A década de noventa começa com a organização da caminhada contra a pena de morte conduzida pelo pastor presbiteriano Paulo Roberto da IPU ao longo da Almirante Barroso, reunindo um bom público a partir dos estudantes das escolas circundantes, e com as  reuniões ecumênicas de estudo da bíblia toda segunda feira em comunidades  diferentes.Teremos também nesse tempo a preparação para a ECO-92, para a 1ª Jornada Ecumênica em Mendes-RJ, em 1994, e a triunfal criação do CAIC – Conselho Amazônico de Igrejas Cristãs, em 16 de novembro de 1996, na quadra da Escola Kennedy, sendo testemunhas aproximadamente 400 pessoas procedentes de diversas igrejas, até mesmo as que não acompanham o movimento, em cerimônia dirigida pelo arcebispo Vicente Zico, o pastor luterano Dick Osselman, o reverendo anglicano Francisco de Assis, o representante da IPU, e o representante da Igreja Metodista. Uma cerimônia concorrida que contou com a presença até do Rabino da Sinagoga central. Tornaram-se incessantes as oficinas, assessorias, cultos ecumênicos e formação permanente na perspectiva ecumênica depois da criação do CAIC, incluindo a consolidação do curso ecumênico de TEOLOGIA, com a criação da ACER no início da 1ª década do século XXI.
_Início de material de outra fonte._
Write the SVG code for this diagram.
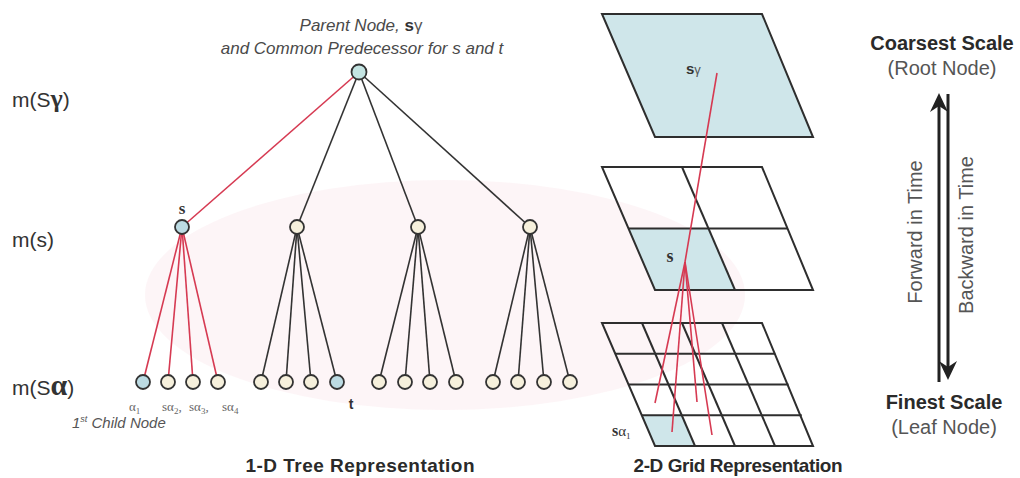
<svg xmlns="http://www.w3.org/2000/svg" width="1020" height="478" viewBox="0 0 1020 478">
<defs>
<style>
.edge{stroke:#333;stroke-width:1.6;fill:none}
.red{stroke:#d63a52;stroke-width:1.6;fill:none}
.node{stroke:#333;stroke-width:1.8}
.blue{fill:#bcdbe3}
.teal{fill:#c4e4e2}
.cream{fill:#f6f0dc}
.grid{stroke:#2e2e2e;stroke-width:2;fill:none}
.shade{fill:#cfe6ea;stroke:none}
.sans{font-family:"Liberation Sans",Arial,sans-serif}
.serif{font-family:"Liberation Serif","Times New Roman",serif}
.lbl{font-family:"Liberation Sans",Arial,sans-serif;font-size:21px;fill:#333}
.title{font-family:"Liberation Sans",Arial,sans-serif;font-size:19px;font-weight:bold;fill:#2a2a2a;text-anchor:middle}
.scale{font-family:"Liberation Sans",Arial,sans-serif;font-size:20px;font-weight:bold;fill:#2a2a2a;text-anchor:middle}
.sub{font-family:"Liberation Sans",Arial,sans-serif;font-size:20px;fill:#555;text-anchor:middle}
.small{font-family:"Liberation Serif","Times New Roman",serif;font-size:13px;fill:#666}
.arrow{stroke:#222;stroke-width:3;fill:none}
</style>
<path id="head" d="M0,0 L9,19 L0,13 L-9,19 Z" fill="#222"/>
</defs>
<rect width="1020" height="478" fill="#fff"/>
<ellipse cx="445" cy="295" rx="300" ry="115" fill="#fbeef1" opacity="0.6"/>

<g id="axis-labels">
<text class="lbl" x="12" y="107">m(S<tspan class="serif" font-size="26" font-weight="bold">γ</tspan>)</text>
<text class="lbl" x="12" y="247">m(s)</text>
<text class="lbl" x="12" y="395">m(S<tspan class="serif" font-size="30" font-weight="bold">α</tspan>)</text>
</g>

<g id="connectors">
<line class="red" x1="359" y1="72" x2="182" y2="227"/>
<line class="edge" x1="359" y1="72" x2="297" y2="227"/>
<line class="edge" x1="359" y1="72" x2="418" y2="227"/>
<line class="edge" x1="359" y1="72" x2="530" y2="227"/>
<line class="red" x1="182" y1="227" x2="143" y2="382"/>
<line class="red" x1="182" y1="227" x2="168" y2="382"/>
<line class="red" x1="182" y1="227" x2="193" y2="382"/>
<line class="red" x1="182" y1="227" x2="218" y2="382"/>
<line class="edge" x1="297" y1="227" x2="261" y2="382"/>
<line class="edge" x1="297" y1="227" x2="286" y2="382"/>
<line class="edge" x1="297" y1="227" x2="311" y2="382"/>
<line class="edge" x1="297" y1="227" x2="337" y2="382"/>
<line class="edge" x1="418" y1="227" x2="379" y2="382"/>
<line class="edge" x1="418" y1="227" x2="405" y2="382"/>
<line class="edge" x1="418" y1="227" x2="430" y2="382"/>
<line class="edge" x1="418" y1="227" x2="456" y2="382"/>
<line class="edge" x1="530" y1="227" x2="493" y2="382"/>
<line class="edge" x1="530" y1="227" x2="518" y2="382"/>
<line class="edge" x1="530" y1="227" x2="544" y2="382"/>
<line class="edge" x1="530" y1="227" x2="570" y2="382"/>
</g>

<g id="root">
<circle class="node teal" cx="359" cy="72" r="7.5"/>
<text class="sans" x="361" y="31" font-size="17" font-style="italic" fill="#4a4a4a" text-anchor="middle">Parent Node, <tspan font-weight="bold" font-style="normal" fill="#333">s</tspan><tspan font-style="normal" fill="#555">γ</tspan></text>
<text class="sans" x="362" y="54" font-size="17" font-style="italic" fill="#4a4a4a" text-anchor="middle">and Common Predecessor for s and t</text>
</g>

<g id="node-s">
<circle class="node blue" cx="182" cy="227" r="7"/>
<text class="serif" x="182" y="214" font-size="17" font-weight="bold" fill="#333" text-anchor="middle">s</text>
</g>
<g id="node-2"><circle class="node cream" cx="297" cy="227" r="7"/></g>
<g id="node-3"><circle class="node cream" cx="418" cy="227" r="7"/></g>
<g id="node-4"><circle class="node cream" cx="530" cy="227" r="7"/></g>

<g id="leaves-1">
<circle class="node blue" cx="143" cy="382" r="7"/>
<circle class="node cream" cx="168" cy="382" r="7"/>
<circle class="node cream" cx="193" cy="382" r="7"/>
<circle class="node cream" cx="218" cy="382" r="7"/>
<text class="small" x="129" y="411">α<tspan font-size="9" dy="3">1</tspan></text>
<text class="small" x="162" y="411">sα<tspan font-size="9" dy="3">2</tspan><tspan dy="-3">,</tspan></text>
<text class="small" x="189" y="411">sα<tspan font-size="9" dy="3">3</tspan><tspan dy="-3">,</tspan></text>
<text class="small" x="222" y="411">sα<tspan font-size="9" dy="3">4</tspan></text>
<text class="sans" x="72" y="428" font-size="15" font-style="italic" fill="#555">1<tspan font-size="9" dy="-6">st</tspan><tspan dy="6"> Child Node</tspan></text>
</g>
<g id="leaves-2">
<circle class="node cream" cx="261" cy="382" r="7"/>
<circle class="node cream" cx="286" cy="382" r="7"/>
<circle class="node cream" cx="311" cy="382" r="7"/>
<circle class="node blue" cx="337" cy="382" r="7"/>
<text class="sans" x="351" y="409" font-size="14" font-weight="bold" fill="#333" text-anchor="middle">t</text>
</g>
<g id="leaves-3">
<circle class="node cream" cx="379" cy="382" r="7"/>
<circle class="node cream" cx="405" cy="382" r="7"/>
<circle class="node cream" cx="430" cy="382" r="7"/>
<circle class="node cream" cx="456" cy="382" r="7"/>
</g>
<g id="leaves-4">
<circle class="node cream" cx="493" cy="382" r="7"/>
<circle class="node cream" cx="518" cy="382" r="7"/>
<circle class="node cream" cx="544" cy="382" r="7"/>
<circle class="node cream" cx="570" cy="382" r="7"/>
</g>

<text class="title" x="360" y="472" textLength="229">1-D Tree Representation</text>

<g id="grid-top">
<polygon class="shade" points="602,14 762,14 813,137 655,137"/>
<polygon class="grid" points="602,14 762,14 813,137 655,137"/>
<text x="686" y="74" font-size="15"><tspan class="sans" font-weight="bold" fill="#333">s</tspan><tspan class="sans" font-size="13" fill="#555">γ</tspan></text>
</g>

<g id="grid-middle">
<polygon class="shade" points="628.5,228.5 708.5,228.5 735,290 655,290"/>
<polygon class="grid" points="602,167 762,167 813,290 655,290"/>
<line class="grid" x1="628.5" y1="228.5" x2="787.5" y2="228.5"/>
<line class="grid" x1="682" y1="167" x2="735" y2="290"/>
<text class="serif" x="670" y="262" font-size="18" font-weight="bold" fill="#333" text-anchor="middle">s</text>
</g>

<g id="grid-bottom">
<polygon class="shade" points="641.75,415.25 681.75,415.25 695,446 655,446"/>
<polygon class="grid" points="602,323 762,323 813,446 655,446"/>
<line class="grid" x1="615.25" y1="353.75" x2="775.25" y2="353.75"/>
<line class="grid" x1="628.5" y1="384.5" x2="788.5" y2="384.5"/>
<line class="grid" x1="641.75" y1="415.25" x2="801.75" y2="415.25"/>
<line class="grid" x1="642" y1="323" x2="695" y2="446"/>
<line class="grid" x1="682" y1="323" x2="735" y2="446"/>
<line class="grid" x1="722" y1="323" x2="775" y2="446"/>
<text x="612" y="436" fill="#333"><tspan class="serif" font-size="16" font-weight="bold">s</tspan><tspan class="serif" font-size="15">α</tspan><tspan class="serif" font-size="9" dy="3">1</tspan></text>
</g>

<g id="grid-connectors">
<line class="red" x1="717" y1="73" x2="685" y2="262"/>
<line class="red" x1="685" y1="262" x2="655" y2="403"/>
<line class="red" x1="685" y1="262" x2="672" y2="432"/>
<line class="red" x1="685" y1="262" x2="697" y2="402"/>
<line class="red" x1="685" y1="262" x2="712" y2="435"/>
</g>

<text class="title" x="738" y="472" textLength="209">2-D Grid Representation</text>

<g id="time-axis">
<text class="scale" x="942" y="50">Coarsest Scale</text>
<text class="sub" x="942" y="75">(Root Node)</text>
<line class="arrow" x1="939" y1="104" x2="939" y2="382"/>
<use href="#head" x="939" y="93"/>
<line class="arrow" x1="948" y1="94" x2="948" y2="370"/>
<use href="#head" transform="translate(948,380) rotate(180)"/>
<text class="sans" transform="translate(922,232) rotate(-90)" font-size="20" fill="#555" text-anchor="middle">Forward in Time</text>
<text class="sans" transform="translate(973,235) rotate(-90)" font-size="20" fill="#555" text-anchor="middle">Backward in Time</text>
<text class="scale" x="944" y="409">Finest Scale</text>
<text class="sub" x="944" y="434">(Leaf Node)</text>
</g>
</svg>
Hoje, percebe-se que a caminhada ecumênica foi construída em cima de propósitos bem determinados no tempo e no espaço. Relativo a isso é bom lembrar que as respostas foram surgindo de acordo com as demandas que os contextos apresentavam e as pessoas oferecendo contribuições sempre pela causa comum. Aquela relação de pertença ao coletivo ecumênico era por questões bem evangélicas: solidarismo, justiça, partilha, espiritualidade, estudo da palavra e outros. Aflorava mais a cooperação do que as contradições. Isso demonstra que o ecumenismo não é uma nova estrutura, mas uma atitude. E uma atitude de tolerância dinâmica, por isso é movimento, é instituinte, jamais pode pretender ser instituição. Se tal acontecer é a negação do ecumenismo. Essa atitude tem um perfil, mas não pode ter hegemonias e nem prevalências. É uma verdade carregada em potes de barro, portanto, frágil, que a qualquer momento pode sofrer ameaça.
O ecumenismo não só aqui, onde talvez se organizou a mais expressiva experiência, mas em diversos lugares, passa por momentos difíceis de incertezas quanto ao caráter e ao rumo, porque tudo o que se fez em comum durante trinta anos foi para atender apelos concretos do seu tempo e hoje o tempo é outro. Necessitamos de uma nova hermenêutica bíblico-evangélica para entender os desafios desse tempo e sair para uma atitude concreta de diálogo. Esse tempo é um tempo da imprecisão, do sentimento, da emoção, da intuição, das não prevalências e dos não modelos.
Quiçá possa o Espírito de Deus nos guiar pelos caminhos da humildade e da escuta para o novo tempo que se avizinha faceiro dentro da mais expressiva diversidade nesse universo de transformações que o mundo religioso e social está passando, encontrando recepção adequada em nosso meio para que almas sensíveis e sábias saibam dialogar com esse novo paradigma que está surgindo do diálogo temporal e espiritual entre os modelos niceno-constantinoplano, reformado e renovado do cristianismo, que parece ser o novo horizonte a ser seguido pela maioria das igrejas cristãs. É nesse contraditório que o movimento ecumênico prosseguirá tendo um grande papel catalisador.

Um comentário:

  1. O que esperamos é que um dia, e não está muito longe, que todos tenhamos a consciência de que temos em comum um mesmo Deus e Senhor. Que nossas convergências são em numero maior que as divergencias e que possamos viver em harmonia com as diferenças.